(re-posting since it didn’t seem like my original email was sent out, my apologies if I’m mistaken)



i found a thread from Apr 2006 (http://jackrabbit.510166.n4.nabble.com/Is-doc-addition-indexing-synchronous-or-asynchronous-td528243.html). 


i find myself in a similar situation - for me, i'm adding lots of documents to the repository at once, its taking a great deal of time, the majority of that time is spent indexing and therefore i need to change my configuration or extend SearchIndex such that indexing occurs asynchronously ... i really do not have a choice.


i followed most of the thread conversation but not sure if i totally understand everything. 


(1) the thread mentions the observation events are synchronous.  it is possible to change this to be asynchronous?

(2) marcel brought up two issues with (1)
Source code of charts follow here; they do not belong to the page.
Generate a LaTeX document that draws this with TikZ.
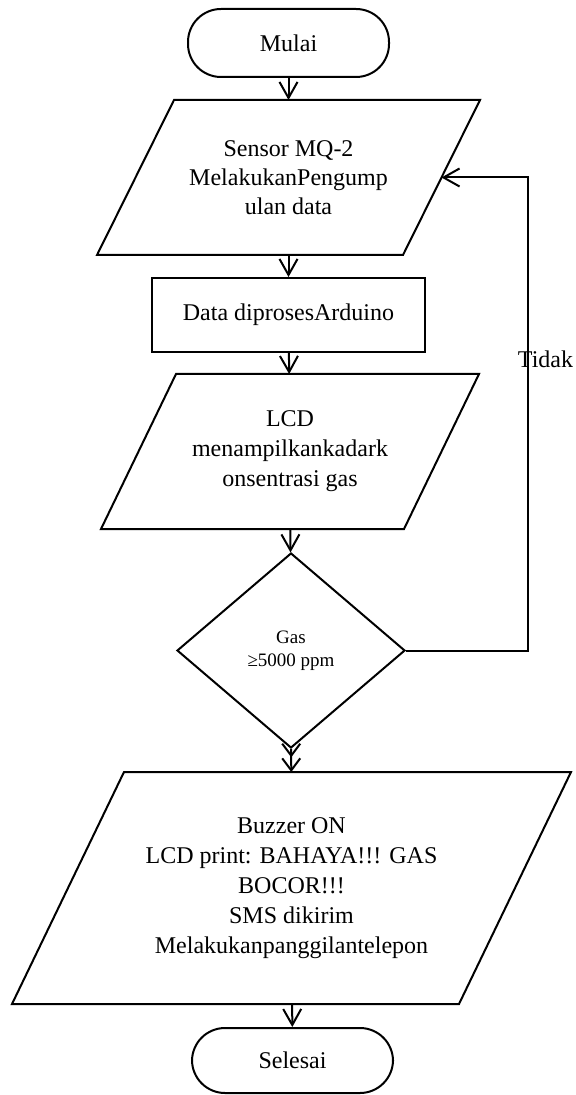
\documentclass[tikz,border=0pt]{standalone}
\usepackage{fontspec}
\setmainfont{Liberation Serif}
\usetikzlibrary{shapes.geometric,arrows.meta}

\begin{document}
\begin{tikzpicture}[x=0.5pt,y=-0.5pt,
    line width=1pt,
    font=\fontsize{12pt}{15pt}\selectfont,
    term/.style={draw, rectangle, rounded corners=16.5pt, minimum width=100.5pt, minimum height=33pt},
    io/.style={rectangle, align=center, inner sep=0pt},
    proc/.style={draw, rectangle, align=center},
    decision/.style={draw, diamond, align=center, inner sep=0pt, font=\fontsize{9.5pt}{11.5pt}\selectfont},
    arr/.style={-{Straight Barb[length=8pt,width=9pt]}}]

  % Keep the page the size of the original
  \useasboundingbox (0,0) rectangle (575,1095);

  % Start
  \node[term, minimum height=34pt] (mulai) at (288.5,43) {Mulai};

  % Input from the sensor
  \node[io, minimum width=190.5pt, minimum height=76.5pt, font=\fontsize{12pt}{14.5pt}\selectfont]
    (sensor) at (288.5,177.5) {Sensor MQ-2\\MelakukanPengump\\ulan data};

  % Processing
  \node[proc, minimum width=136.5pt, minimum height=37pt] (proses) at (288.5,315) {Data diprosesArduino};

  % LCD output
  \node[io, minimum width=188pt, minimum height=76.5pt] (lcd) at (290,451.5)
    {LCD\\menampilkankadark\\onsentrasi gas};

  % Decision
  \node[decision, minimum width=114pt, minimum height=97.5pt] (gas) at (291,650.5)
    {Gas\\≥5000 ppm};

  % Alarm output
  \node[io, minimum width=278.5pt, minimum height=115pt] (alarm) at (291.5,888)
    {Buzzer ON\\LCD print: BAHAYA!!! GAS\\BOCOR!!!\\SMS dikirim\\Melakukanpanggilantelepon};

  % End
  \node[term, minimum height=32.5pt] (selesai) at (292.5,1060.5) {Selesai};

  % Draw the parallelograms round the io nodes
  \foreach \n/\s in {sensor/38.5, lcd/37.5, alarm/56}
    \draw ([xshift=\s pt]\n.north west) -- (\n.north east)
      -- ([xshift=-\s pt]\n.south east) -- (\n.south west) -- cycle;

  % Main flow
  \draw[arr] (mulai) -- (sensor);
  \draw[arr] (sensor) -- (proses);
  \draw[arr] (proses) -- (lcd);
  \draw[arr] (lcd) -- (gas);
  \draw[-{Straight Barb[length=6pt,width=9pt]Straight Barb[length=6pt,width=9pt]}] (gas) -- (alarm);
  \draw[arr] (alarm) -- (selesai);

  % Loop back when the level is low
  \coordinate (back) at ([xshift=-19.25pt]sensor.east);
  \coordinate (turn) at (528,177.5);
  \draw[arr] (gas.east) -| (turn) -- (back);
  \node (tidak) at (545.5,359) {Tidak};
\end{tikzpicture}
\end{document}
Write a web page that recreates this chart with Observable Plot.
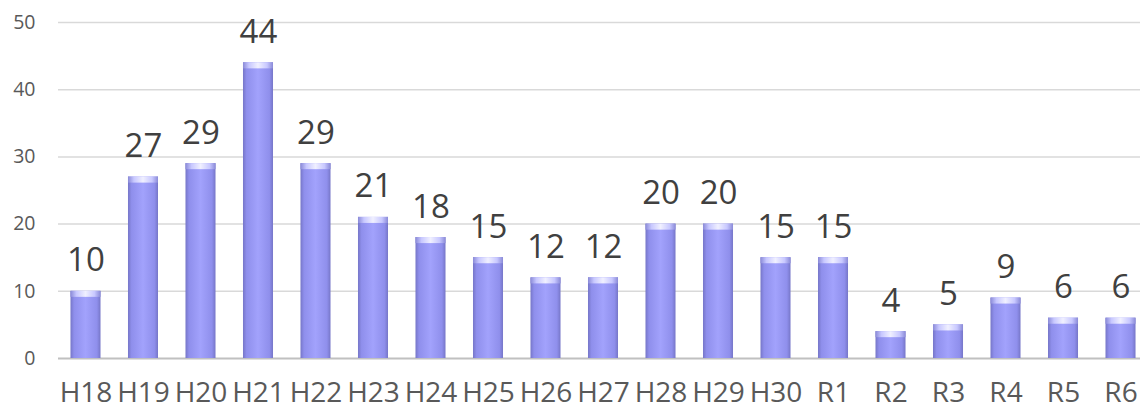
<!DOCTYPE html>
<html><head><meta charset="utf-8">
<script src="https://cdn.jsdelivr.net/npm/d3@7"></script>
<script src="https://cdn.jsdelivr.net/npm/@observablehq/plot@0.6"></script>
<style>
html,body{margin:0;padding:0;background:#fff;}
#chart{width:1142px;height:409px;overflow:hidden;}
</style>
</head><body>
<div id="chart"></div>
<script>
const categories = ["H18","H19","H20","H21","H22","H23","H24","H25","H26","H27","H28","H29","H30","R1","R2","R3","R4","R5","R6"];
const values = [10,27,29,44,29,21,18,15,12,12,20,20,15,15,4,5,9,6,6];
const yTicks = [0,10,20,30,40,50];

const data = categories.map((c,i)=>({cat:c, v:values[i]}));
const font = "'Open Sans', 'Noto Sans', sans-serif";

const plot = Plot.plot({
  width: 1142,
  height: 409,
  marginLeft: 58,
  marginRight: 2,
  marginTop: 22,
  marginBottom: 51,
  style: {fontFamily: font, background: "#fff", overflow: "visible"},
  x: {domain: categories, insetLeft: -15, insetRight: -23, padding: 0.478, round: false, label: null},
  y: {domain: [0, 50], label: null},
  marks: [
    Plot.ruleY(yTicks.filter(d=>d>0), {stroke: "#d9d9d9", strokeWidth: 1.5}),
    Plot.ruleY([0], {stroke: "#c0c0c0", strokeWidth: 2}),
    Plot.axisY({ticks: yTicks, tickSize: 0, tickPadding: 23, fontSize: 19.5, fill: "#595959", label: null}),
    Plot.axisX({tickSize: 0, tickPadding: 24, fontSize: 28, fill: "#595959", label: null}),
    Plot.barY(data, {x: "cat", y: "v", fill: "url(#barGrad)"}),
    Plot.barY(data, {x: "cat", y1: d => d.v - 0.9, y2: "v", fill: "url(#capGrad)"}),
    Plot.text(data, {x: "cat", y: "v", text: d => String(d.v), lineAnchor: "bottom", dy: -20, fontSize: 33, fill: "#404040"})
  ]
});

const svgNS = "http://www.w3.org/2000/svg";
const defs = document.createElementNS(svgNS, "defs");
defs.innerHTML = `
<linearGradient id="barGrad" x1="0" y1="0" x2="1" y2="0">
  <stop offset="0" stop-color="#7676c8"/>
  <stop offset="0.12" stop-color="#8f8fec"/>
  <stop offset="0.5" stop-color="#a2a2fc"/>
  <stop offset="0.88" stop-color="#8f8fec"/>
  <stop offset="1" stop-color="#7676c8"/>
</linearGradient>
<linearGradient id="capGrad" x1="0" y1="0" x2="1" y2="0">
  <stop offset="0" stop-color="#8a8ad8"/>
  <stop offset="0.2" stop-color="#c8c8ff"/>
  <stop offset="0.5" stop-color="#f0f0ff"/>
  <stop offset="0.8" stop-color="#c8c8ff"/>
  <stop offset="1" stop-color="#8a8ad8"/>
</linearGradient>`;
plot.insertBefore(defs, plot.firstChild);
const s = d3.select(plot);
s.selectAll("g[aria-label='x-axis tick label'] text").style("font-size", "28px").style("font-family", "'Open Sans'");
s.selectAll("g[aria-label='y-axis tick label'] text").style("font-size", "19.5px").style("font-family", "'Open Sans'");
s.selectAll("g[aria-label='text'] text").style("font-family", "'Open Sans'");
document.getElementById("chart").appendChild(plot);
</script>
</body></html>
    (a) a search may not "hit" a document just added; there would be a delay

    (b) if the jvm crashed, documents not indexed yet could not be and this cannot be recovered


i can live with (a) but not (b). the thread continued on re: (b) wrt persisting what needs indexed.  that is where i started to get lost.  while (b) was mentioned, it seemed like jackrabbit handles it with a redo.log.


in any case, i need to make indexing asynchronous.  i had started down the path of extending SearchIndex and overridding the updateNodes() method but now i'm wondering if there is just a way i can configure jackrabbit to make indexing asynchronous or if there are still serious issues i have not considered. Or is extending SearchIndex and overridding the updateNodes() method what I should do?


i'm currently integrated with jackrabbit 1.6.  i'm not sure if i can upgrade to the latest version at this time but if a later version buys me something, please let me know.